Since $C\subset C_n \ $, this implies $m^*(C)\leq m^*(C_n)\leq \delta \ $. Since we can find arbitrarily small delta greater than the measure of the Cantor set, the measure of the Cantor set must be zero.

3.14b)

Measure: Define $F(n) \ $ as the nth step in the construction of that fat Cantor set. Then $F=\bigcup_{j=1}^\infty F(n) \implies mF = \text{inf} (m(F(n))) \ $.

Note that to form $F(n) \ $, we take $F(n-1) \ $ and remove from it $2^{n-1} \ $ intervals of length $\alpha 3^{-n} \ $. So $mF(n) \ $ is a strictly decreasing function of $n \ $, and hence $\text{inf} (m(F(n))) = \lim_{n\to\infty}m(F(n)) \ $.

Since $m(F(0)) = m[0,1]=1 \ $, we have

$m(F(n)) = 1- \alpha/3^1 - 2(\alpha/3^2) - 2^2(\alpha/3^3)-\dots \ $

$=1- \sum_{j=1}^n \frac{2^{j-1}\alpha}{3^j} \ $.

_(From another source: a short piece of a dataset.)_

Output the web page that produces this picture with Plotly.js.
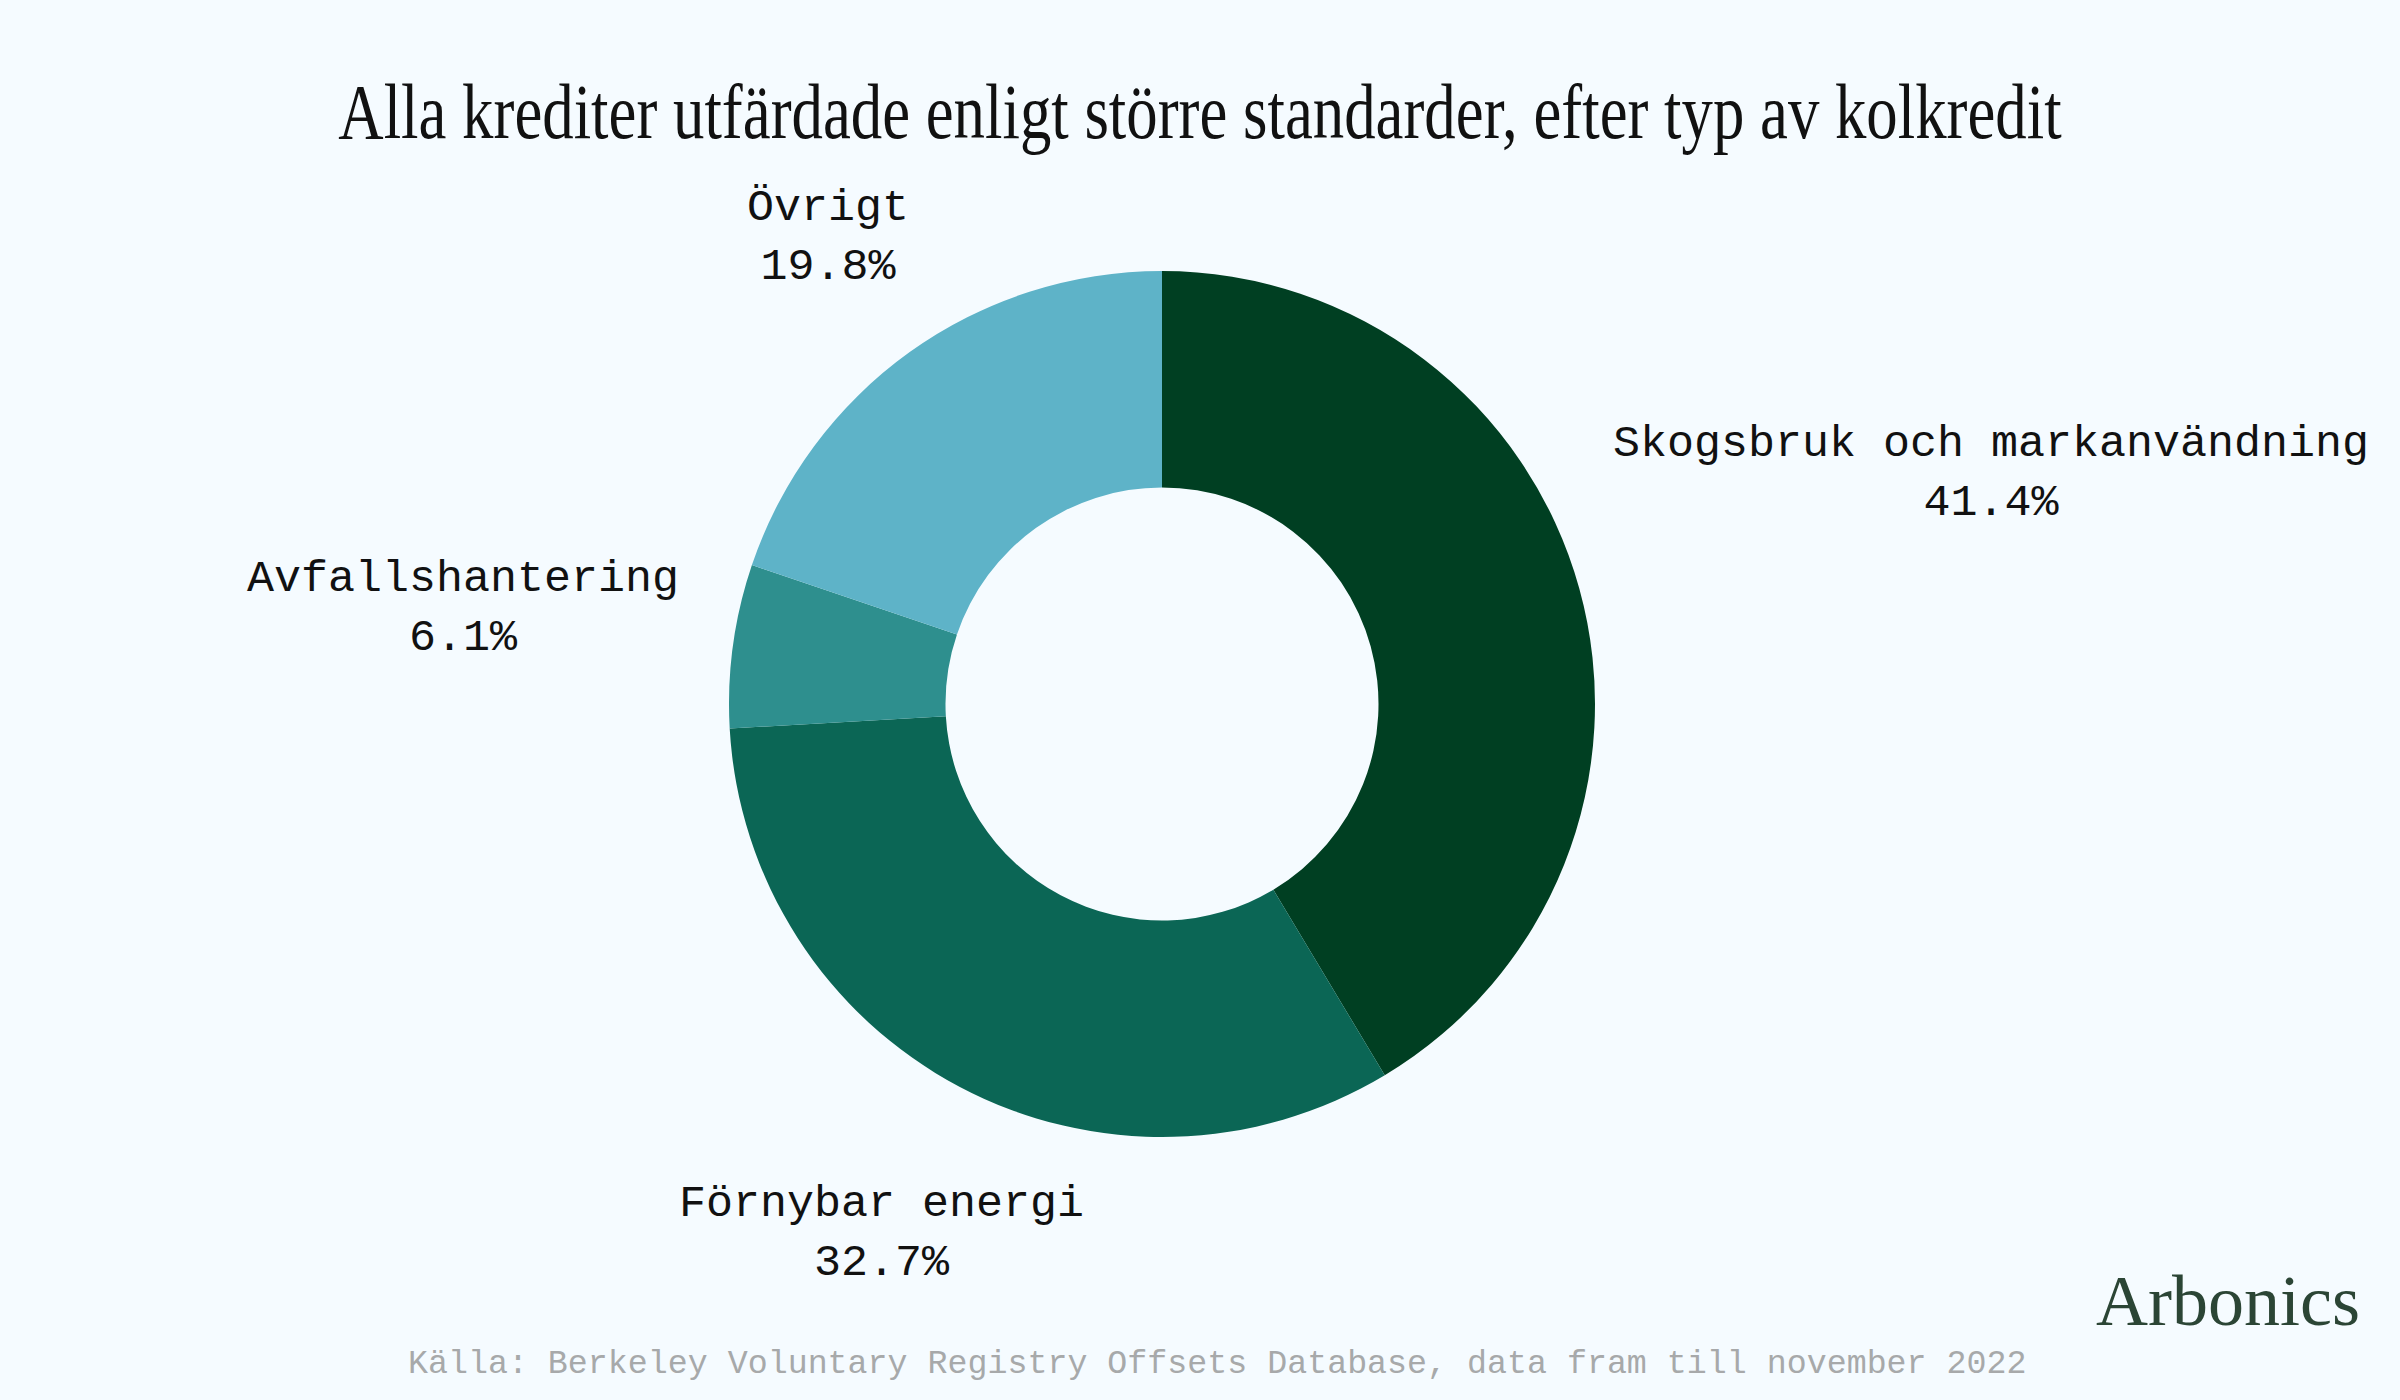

But $\lim_{n\to\infty} \sum_{j=1}^n \frac{2^{j-1}\alpha}{3^j} =\sum_{j=1}^\infty \frac{2^{j-1}\alpha}{3^j} = \alpha \frac{1}{3}\sum_{j=0}^\infty \left({ \frac{2}{3}}\right) ^j $

$=\alpha \frac{1}{3} \frac{1}{1-\tfrac{2}{3}} = \alpha \frac{3}{3} = \alpha \ $,

so

$\lim_{n\to\infty} m(F(n)) = 1-\alpha \ $

Dense: $F_c=[0,1]\backslash F \ $ is dense if $F \ $ contains no intervals. Again, define $F(n) \ $ as the nth step in the construction of that fat Cantor set. As we showed above, the total length of $F(n) \ $ is

$1-\sum_{j=1}^n \frac{2^{j-1}\alpha}{3^j} \ $

Since $F(n) \ $ is composed of $2^n \ $ intervals of equal length, the maximum length of any interval contained in $F(n) \ $ is

$\text{maxLength}=\frac{1-\sum_{j=1}^n \frac{2^{j-1}\alpha}{3^j}}{2^n} \leq \frac{1}{2^n} \ $

Suppose we had any interval $(a,b) \ $. Then $b-a>0 \ $, and so $\exists N : b-a>2^{-N} \ $. But then there can be no interval of length $b-a \ $ in $F(N) \ $, and so $(a,b)\not \subset \bigcap_{n=1}^\infty F(n) = F \ $. So $F \ $ contains no intervals, which implies $F_c \ $ is dense in $[0,1] \ $.

Closed: Since at each step we remove a finite collection of open intervals, each "step" is a closed set. Therefore, the fat Cantor set, as a countable intersection of closed sets, is closed.